FedEx expects that delivery distances will continue to shrink. “We know the vast majority of growth will be fulfilled and delivered in the same metropolitan area,” FedEx Chief Marketing Officer Brie Carere said in an interview last week.

One way it is adapting its Express network is with a service called Extra Hours, by which drivers do a sweep of AutoZone Inc., Best Buy Inc., Target Corp. and other stores late at night to pick up online orders bound for nearby homes. The packages are then brought to a nearby hub, where packages brought in on jets are sorted. They all go out on FedEx Express vans for delivery the next day.

FedEx still needs cargo for its planes, and one way it is wooing customers is with the discounts. Its domestic Express business has already seen yields, or the average revenue per package, decline by 2% to $17.93 in its third quarter.

That was led by a decline in its deferred shipments, which includes two- and three-day deliveries but excludes the costly overnight deliveries by airplane. The yield there fell to $14.76 a package, down 5.7% from a year earlier. FedEx said the decline was due to more lighter, smaller e-commerce packages.

Discounting air shipments to close to what FedEx charges in its Ground network would push yields down further. FedEx Ground’s yield was $8.87 in the third quarter.

For some package weights, the gap between shipping via Express service and Ground is as little as 10%, according to Satish Jindel, president of SJ Consulting Group Inc., a parcel-industry research firm. He said it is no surprise that FedEx would look to fill planes with lower-yielding e-commerce packages instead of reducing its fleet. “At FedEx, the thinking is, ‘I have this network, find me packages to put in it,’ instead of saying, ‘Let’s put some planes out to pasture,’” Mr. Jindel said.

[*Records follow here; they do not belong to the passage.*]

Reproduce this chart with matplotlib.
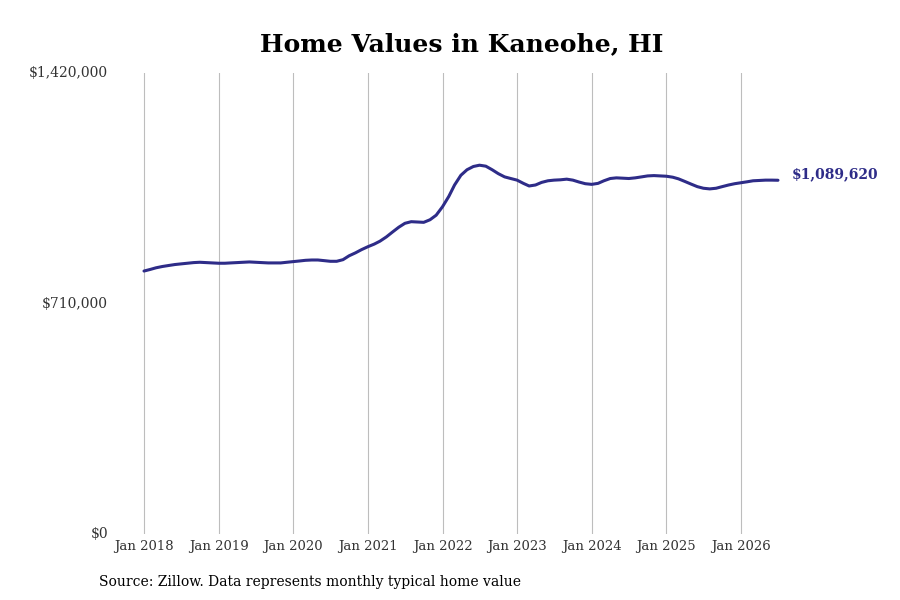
import numpy as np
import matplotlib
matplotlib.use("Agg")
import matplotlib.pyplot as plt
import matplotlib.dates as mdates
import pandas as pd

## Data (monthly from Jan 2018 to Jul 2026)
dates = pd.date_range("2018-01-01", "2026-07-01", freq="MS")
values = [810000, 815000, 820000, 824000, 827000, 830000, 832000, 834000, 836000, 837000, 836000, 835000,   # 2018
          834000, 834000, 835000, 836000, 837000, 838000, 837000, 836000, 835000, 835000, 835000, 837000,   # 2019
          839000, 841000, 843000, 844000, 844000, 842000, 840000, 840000, 845000, 857000, 866000, 876000,   # 2020
          885000, 893000, 902000, 915000, 930000, 945000, 957000, 962000, 961000, 960000, 968000, 982000,   # 2021
          1008000, 1040000, 1075000, 1105000, 1122000, 1132000, 1136000, 1133000, 1122000, 1110000, 1100000, 1095000,  # 2022
          1090000, 1080000, 1072000, 1075000, 1083000, 1088000, 1090000, 1091000, 1093000, 1090000, 1084000, 1079000,  # 2023
          1077000, 1080000, 1088000, 1095000, 1097000, 1096000, 1095000, 1097000, 1100000, 1103000, 1104000, 1103000,  # 2024
          1102000, 1099000, 1094000, 1086000, 1078000, 1070000, 1065000, 1063000, 1065000, 1070000, 1075000, 1079000,  # 2025
          1082000, 1085000, 1088000, 1089000, 1090000, 1090000, 1089620]  # 2026
ytick_vals = [0, 710000, 1420000]
ytick_labels = ["$0", "$710,000", "$1,420,000"]
xtick_years = list(range(2018, 2027))

line_color = "#2e2c88"
plt.rcParams["font.family"] = "DejaVu Serif"

fig = plt.figure(figsize=(9, 6), dpi=100)
ax = fig.add_axes([115/900, 1 - 534/600, (785-115)/900, (534-73)/600])

ax.plot(dates, values, color=line_color, lw=2.2, solid_capstyle="round", solid_joinstyle="round")

## x axis: Jan ticks
xt = [pd.Timestamp(f"{y}-01-01") for y in xtick_years]
ax.set_xticks(xt)
ax.set_xticklabels([f"Jan {y}" for y in xtick_years], fontsize=9.5, color="#333333")
# Jan 2018 at px 144, Jan 2026 at px 741
d0 = mdates.date2num(xt[0]); d1 = mdates.date2num(xt[-1])
per_px = (d1 - d0) / (741 - 144)
ax.set_xlim(d0 - (144 - 115) * per_px, d0 + (785 - 144) * per_px)

ax.set_ylim(0, 1420000)
ax.set_yticks(ytick_vals)
ax.set_yticklabels(ytick_labels, fontsize=10, color="#333333")
ax.tick_params(axis="x", length=0, pad=4)
ax.tick_params(axis="y", length=0, pad=5)
for lab in ax.get_yticklabels():
    lab.set_verticalalignment("center")

ax.grid(axis="x", color="#bdbdbd", lw=0.8)
ax.grid(axis="y", visible=False)
for s in ax.spines.values():
    s.set_visible(False)

ax.annotate(f"${values[-1]:,.0f}", xy=(dates[-1], values[-1]), xytext=(10, 4.5),
            textcoords="offset points", ha="left", va="center",
            fontsize=10, fontweight="bold", color=line_color, annotation_clip=False)

fig.text(0.5125, 1 - 44/600, "Home Values in Kaneohe, HI", ha="center", va="center",
         fontsize=18, fontweight="bold")
fig.text(99/900, 1 - 582/600, "Source: Zillow. Data represents monthly typical home value",
         ha="left", va="center", fontsize=10)

fig.savefig("out.png", dpi=100)
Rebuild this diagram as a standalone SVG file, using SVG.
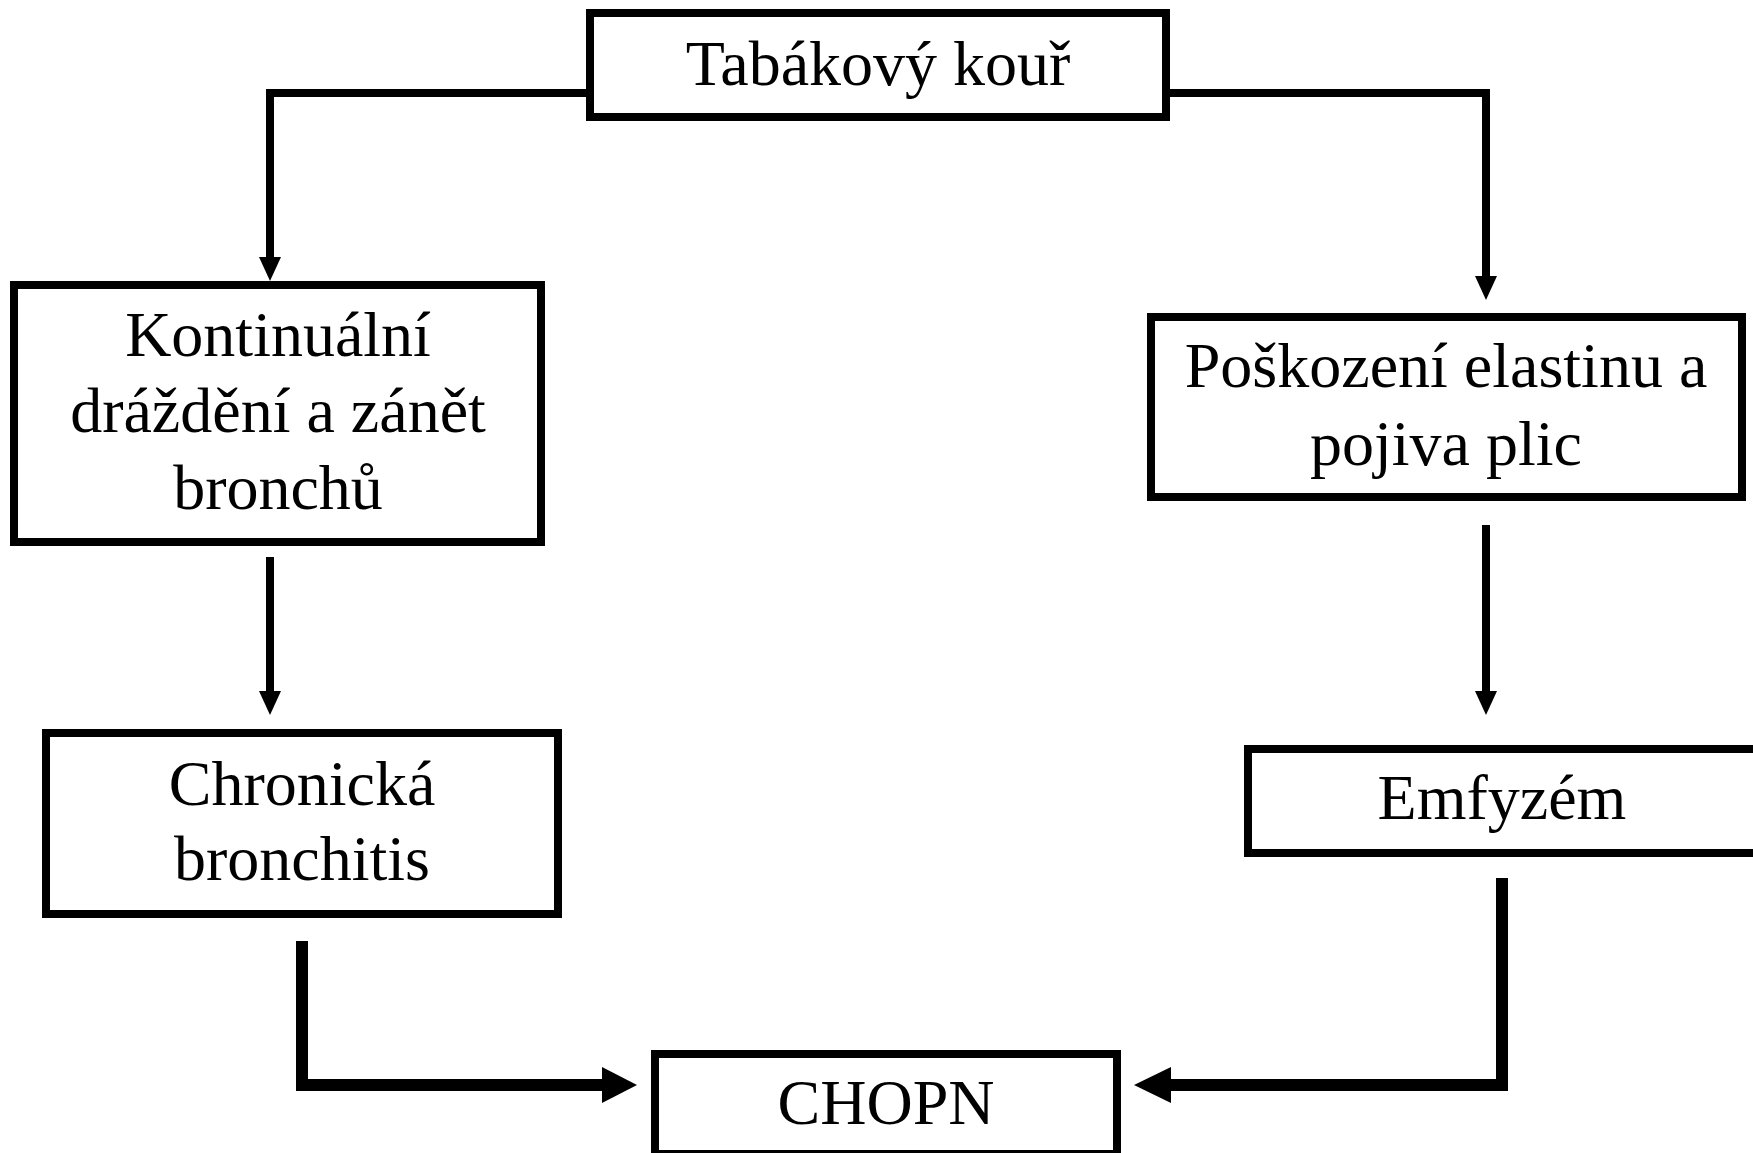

FedEx has made a flurry of changes in the weeks leading up to its fourth-quarter earnings report, scheduled for Tuesday. The changes show a pivot toward a deeper tie to e-commerce shippers. The company in May said it would deliver packages seven days a week starting in 2020 to serve online shoppers. It also plans to shift some two million packages out of the U.S. Postal Service network and deliver them on their own.

Then in June, FedEx said that it would end its domestic air-shipping contract with Amazon, which makes up 1.3% of FedEx’s annual revenue, so that it can focus more on serving the broader e-commerce market, including large retailers like Walmart Inc. and Walgreens Boots Alliance Inc.

FedEx also is vastly expanding its physical presence with plans to open on-site locations in about 8,000 Dollar General Inc. locations. That gives FedEx a wider rural footprint, where shoppers can pick up and drop off packages, including returns.